**Set task**
Write every record out again exactly, and keep images out of it.

**Records**
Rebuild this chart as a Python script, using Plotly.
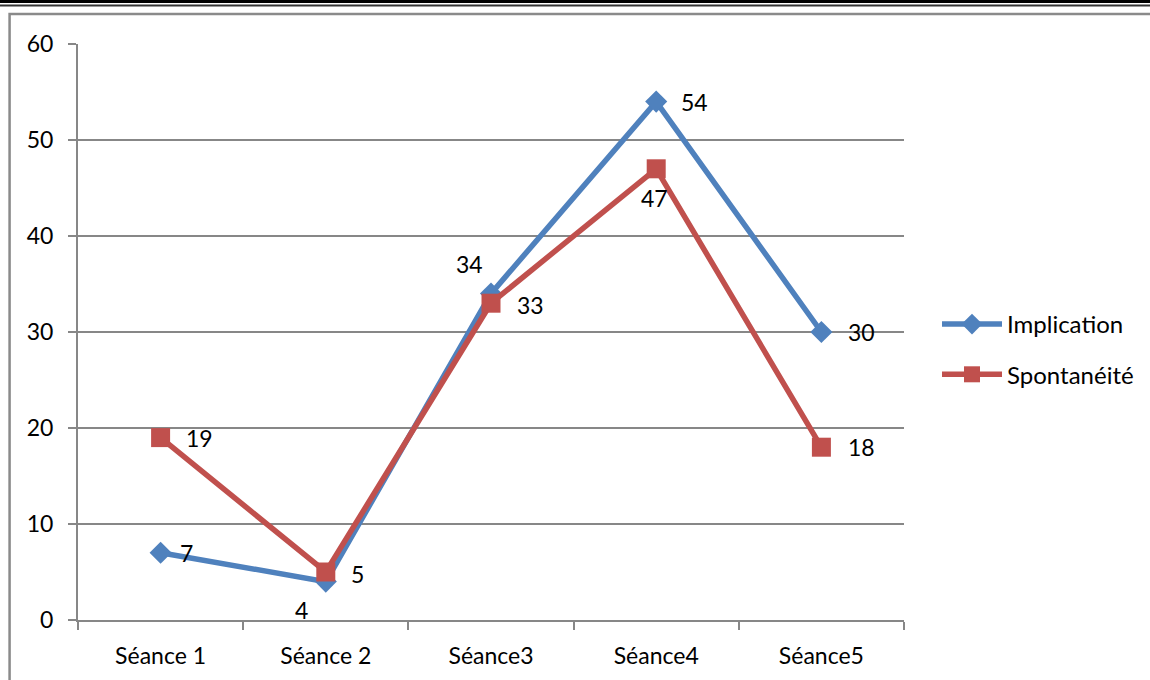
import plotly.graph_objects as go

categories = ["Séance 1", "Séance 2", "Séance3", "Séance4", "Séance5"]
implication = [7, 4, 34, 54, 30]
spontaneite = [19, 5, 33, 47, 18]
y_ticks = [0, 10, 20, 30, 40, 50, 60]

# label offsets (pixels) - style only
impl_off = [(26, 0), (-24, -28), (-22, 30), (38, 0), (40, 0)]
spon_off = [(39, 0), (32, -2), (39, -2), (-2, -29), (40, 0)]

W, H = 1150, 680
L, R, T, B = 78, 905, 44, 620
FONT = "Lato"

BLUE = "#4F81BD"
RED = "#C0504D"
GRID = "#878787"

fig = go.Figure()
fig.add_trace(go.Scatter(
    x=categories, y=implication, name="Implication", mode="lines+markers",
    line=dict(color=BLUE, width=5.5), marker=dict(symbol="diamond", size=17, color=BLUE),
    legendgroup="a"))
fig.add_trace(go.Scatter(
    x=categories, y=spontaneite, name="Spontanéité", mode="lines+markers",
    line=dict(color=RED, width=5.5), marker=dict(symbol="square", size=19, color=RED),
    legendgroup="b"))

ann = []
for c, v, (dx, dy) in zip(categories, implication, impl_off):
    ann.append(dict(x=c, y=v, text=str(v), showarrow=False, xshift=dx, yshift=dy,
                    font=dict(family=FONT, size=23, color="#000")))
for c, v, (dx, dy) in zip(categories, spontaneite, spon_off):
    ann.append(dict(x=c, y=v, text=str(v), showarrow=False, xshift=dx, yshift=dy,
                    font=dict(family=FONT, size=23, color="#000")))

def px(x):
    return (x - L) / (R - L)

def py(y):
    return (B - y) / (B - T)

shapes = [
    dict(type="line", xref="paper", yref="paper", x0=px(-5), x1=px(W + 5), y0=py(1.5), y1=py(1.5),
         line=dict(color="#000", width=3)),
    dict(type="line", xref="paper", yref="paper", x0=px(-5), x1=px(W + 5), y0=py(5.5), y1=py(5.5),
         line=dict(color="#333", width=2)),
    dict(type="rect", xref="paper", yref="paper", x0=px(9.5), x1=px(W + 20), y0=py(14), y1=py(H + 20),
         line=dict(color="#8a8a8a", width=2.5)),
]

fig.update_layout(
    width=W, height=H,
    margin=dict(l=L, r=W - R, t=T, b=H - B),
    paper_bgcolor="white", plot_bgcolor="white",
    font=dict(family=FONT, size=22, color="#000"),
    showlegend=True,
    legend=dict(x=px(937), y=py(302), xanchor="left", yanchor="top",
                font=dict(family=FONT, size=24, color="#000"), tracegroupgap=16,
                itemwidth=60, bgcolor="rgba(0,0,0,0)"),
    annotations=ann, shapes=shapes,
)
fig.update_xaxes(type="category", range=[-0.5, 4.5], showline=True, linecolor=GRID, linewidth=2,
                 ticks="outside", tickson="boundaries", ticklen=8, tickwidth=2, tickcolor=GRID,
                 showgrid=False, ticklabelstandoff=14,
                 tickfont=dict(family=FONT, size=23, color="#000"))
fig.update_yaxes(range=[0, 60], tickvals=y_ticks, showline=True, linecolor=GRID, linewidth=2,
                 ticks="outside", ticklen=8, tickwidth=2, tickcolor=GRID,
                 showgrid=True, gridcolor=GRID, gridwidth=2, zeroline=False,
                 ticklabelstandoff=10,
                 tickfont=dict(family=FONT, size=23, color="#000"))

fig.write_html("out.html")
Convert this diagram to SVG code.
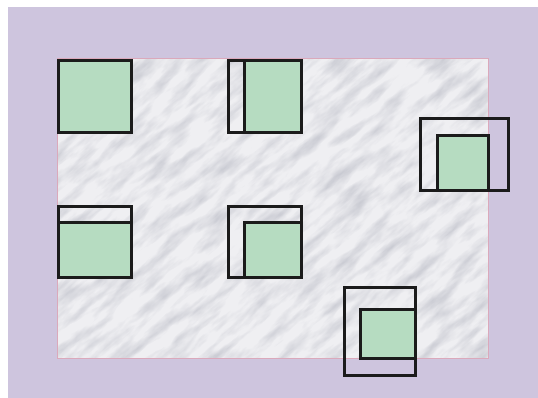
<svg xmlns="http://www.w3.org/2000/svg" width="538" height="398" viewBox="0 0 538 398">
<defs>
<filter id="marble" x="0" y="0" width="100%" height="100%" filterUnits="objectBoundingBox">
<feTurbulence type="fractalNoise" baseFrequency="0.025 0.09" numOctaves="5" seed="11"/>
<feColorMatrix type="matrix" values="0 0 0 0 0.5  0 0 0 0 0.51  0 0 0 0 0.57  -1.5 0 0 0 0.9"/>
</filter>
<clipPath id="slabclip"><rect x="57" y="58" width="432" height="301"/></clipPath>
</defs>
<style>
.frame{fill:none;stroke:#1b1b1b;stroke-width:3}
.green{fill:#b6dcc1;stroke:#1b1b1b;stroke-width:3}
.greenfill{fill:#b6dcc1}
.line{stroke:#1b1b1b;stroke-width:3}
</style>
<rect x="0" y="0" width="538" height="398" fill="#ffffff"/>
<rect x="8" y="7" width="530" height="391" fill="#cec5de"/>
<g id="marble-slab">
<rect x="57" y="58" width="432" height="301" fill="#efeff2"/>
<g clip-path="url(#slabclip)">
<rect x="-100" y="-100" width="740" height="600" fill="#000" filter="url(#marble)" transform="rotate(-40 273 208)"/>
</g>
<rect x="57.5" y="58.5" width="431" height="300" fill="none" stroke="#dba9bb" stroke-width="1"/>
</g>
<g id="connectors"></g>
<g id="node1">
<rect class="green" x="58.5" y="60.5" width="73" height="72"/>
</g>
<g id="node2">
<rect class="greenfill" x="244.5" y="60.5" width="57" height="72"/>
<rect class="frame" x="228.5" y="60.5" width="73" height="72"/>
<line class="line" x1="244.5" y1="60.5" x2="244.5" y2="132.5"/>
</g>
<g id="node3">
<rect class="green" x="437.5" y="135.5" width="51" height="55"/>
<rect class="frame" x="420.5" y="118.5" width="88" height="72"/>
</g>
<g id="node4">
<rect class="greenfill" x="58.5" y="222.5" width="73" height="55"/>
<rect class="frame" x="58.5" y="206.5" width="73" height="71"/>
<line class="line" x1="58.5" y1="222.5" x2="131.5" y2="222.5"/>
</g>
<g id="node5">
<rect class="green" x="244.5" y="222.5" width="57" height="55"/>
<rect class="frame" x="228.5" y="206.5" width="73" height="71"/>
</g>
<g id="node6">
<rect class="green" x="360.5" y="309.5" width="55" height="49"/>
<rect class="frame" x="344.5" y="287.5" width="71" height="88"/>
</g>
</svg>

**Exercise response**
Rebuild this chart as a Python script, using Plotly.
import plotly.graph_objects as go

categories = ["Séance 1", "Séance 2", "Séance3", "Séance4", "Séance5"]
implication = [7, 4, 34, 54, 30]
spontaneite = [19, 5, 33, 47, 18]
y_ticks = [0, 10, 20, 30, 40, 50, 60]

# label offsets (pixels) - style only
impl_off = [(26, 0), (-24, -28), (-22, 30), (38, 0), (40, 0)]
spon_off = [(39, 0), (32, -2), (39, -2), (-2, -29), (40, 0)]

W, H = 1150, 680
L, R, T, B = 78, 905, 44, 620
FONT = "Lato"

BLUE = "#4F81BD"
RED = "#C0504D"
GRID = "#878787"

fig = go.Figure()
fig.add_trace(go.Scatter(
    x=categories, y=implication, name="Implication", mode="lines+markers",
    line=dict(color=BLUE, width=5.5), marker=dict(symbol="diamond", size=17, color=BLUE),
    legendgroup="a"))
fig.add_trace(go.Scatter(
    x=categories, y=spontaneite, name="Spontanéité", mode="lines+markers",
    line=dict(color=RED, width=5.5), marker=dict(symbol="square", size=19, color=RED),
    legendgroup="b"))

ann = []
for c, v, (dx, dy) in zip(categories, implication, impl_off):
    ann.append(dict(x=c, y=v, text=str(v), showarrow=False, xshift=dx, yshift=dy,
                    font=dict(family=FONT, size=23, color="#000")))
for c, v, (dx, dy) in zip(categories, spontaneite, spon_off):
    ann.append(dict(x=c, y=v, text=str(v), showarrow=False, xshift=dx, yshift=dy,
                    font=dict(family=FONT, size=23, color="#000")))

def px(x):
    return (x - L) / (R - L)

def py(y):
    return (B - y) / (B - T)

shapes = [
    dict(type="line", xref="paper", yref="paper", x0=px(-5), x1=px(W + 5), y0=py(1.5), y1=py(1.5),
         line=dict(color="#000", width=3)),
    dict(type="line", xref="paper", yref="paper", x0=px(-5), x1=px(W + 5), y0=py(5.5), y1=py(5.5),
         line=dict(color="#333", width=2)),
    dict(type="rect", xref="paper", yref="paper", x0=px(9.5), x1=px(W + 20), y0=py(14), y1=py(H + 20),
         line=dict(color="#8a8a8a", width=2.5)),
]

fig.update_layout(
    width=W, height=H,
    margin=dict(l=L, r=W - R, t=T, b=H - B),
    paper_bgcolor="white", plot_bgcolor="white",
    font=dict(family=FONT, size=22, color="#000"),
    showlegend=True,
    legend=dict(x=px(937), y=py(302), xanchor="left", yanchor="top",
                font=dict(family=FONT, size=24, color="#000"), tracegroupgap=16,
                itemwidth=60, bgcolor="rgba(0,0,0,0)"),
    annotations=ann, shapes=shapes,
)
fig.update_xaxes(type="category", range=[-0.5, 4.5], showline=True, linecolor=GRID, linewidth=2,
                 ticks="outside", tickson="boundaries", ticklen=8, tickwidth=2, tickcolor=GRID,
                 showgrid=False, ticklabelstandoff=14,
                 tickfont=dict(family=FONT, size=23, color="#000"))
fig.update_yaxes(range=[0, 60], tickvals=y_ticks, showline=True, linecolor=GRID, linewidth=2,
                 ticks="outside", ticklen=8, tickwidth=2, tickcolor=GRID,
                 showgrid=True, gridcolor=GRID, gridwidth=2, zeroline=False,
                 ticklabelstandoff=10,
                 tickfont=dict(family=FONT, size=23, color="#000"))

fig.write_html("out.html")
Convert this diagram to SVG code.
<svg xmlns="http://www.w3.org/2000/svg" width="538" height="398" viewBox="0 0 538 398">
<defs>
<filter id="marble" x="0" y="0" width="100%" height="100%" filterUnits="objectBoundingBox">
<feTurbulence type="fractalNoise" baseFrequency="0.025 0.09" numOctaves="5" seed="11"/>
<feColorMatrix type="matrix" values="0 0 0 0 0.5  0 0 0 0 0.51  0 0 0 0 0.57  -1.5 0 0 0 0.9"/>
</filter>
<clipPath id="slabclip"><rect x="57" y="58" width="432" height="301"/></clipPath>
</defs>
<style>
.frame{fill:none;stroke:#1b1b1b;stroke-width:3}
.green{fill:#b6dcc1;stroke:#1b1b1b;stroke-width:3}
.greenfill{fill:#b6dcc1}
.line{stroke:#1b1b1b;stroke-width:3}
</style>
<rect x="0" y="0" width="538" height="398" fill="#ffffff"/>
<rect x="8" y="7" width="530" height="391" fill="#cec5de"/>
<g id="marble-slab">
<rect x="57" y="58" width="432" height="301" fill="#efeff2"/>
<g clip-path="url(#slabclip)">
<rect x="-100" y="-100" width="740" height="600" fill="#000" filter="url(#marble)" transform="rotate(-40 273 208)"/>
</g>
<rect x="57.5" y="58.5" width="431" height="300" fill="none" stroke="#dba9bb" stroke-width="1"/>
</g>
<g id="connectors"></g>
<g id="node1">
<rect class="green" x="58.5" y="60.5" width="73" height="72"/>
</g>
<g id="node2">
<rect class="greenfill" x="244.5" y="60.5" width="57" height="72"/>
<rect class="frame" x="228.5" y="60.5" width="73" height="72"/>
<line class="line" x1="244.5" y1="60.5" x2="244.5" y2="132.5"/>
</g>
<g id="node3">
<rect class="green" x="437.5" y="135.5" width="51" height="55"/>
<rect class="frame" x="420.5" y="118.5" width="88" height="72"/>
</g>
<g id="node4">
<rect class="greenfill" x="58.5" y="222.5" width="73" height="55"/>
<rect class="frame" x="58.5" y="206.5" width="73" height="71"/>
<line class="line" x1="58.5" y1="222.5" x2="131.5" y2="222.5"/>
</g>
<g id="node5">
<rect class="green" x="244.5" y="222.5" width="57" height="55"/>
<rect class="frame" x="228.5" y="206.5" width="73" height="71"/>
</g>
<g id="node6">
<rect class="green" x="360.5" y="309.5" width="55" height="49"/>
<rect class="frame" x="344.5" y="287.5" width="71" height="88"/>
</g>
</svg>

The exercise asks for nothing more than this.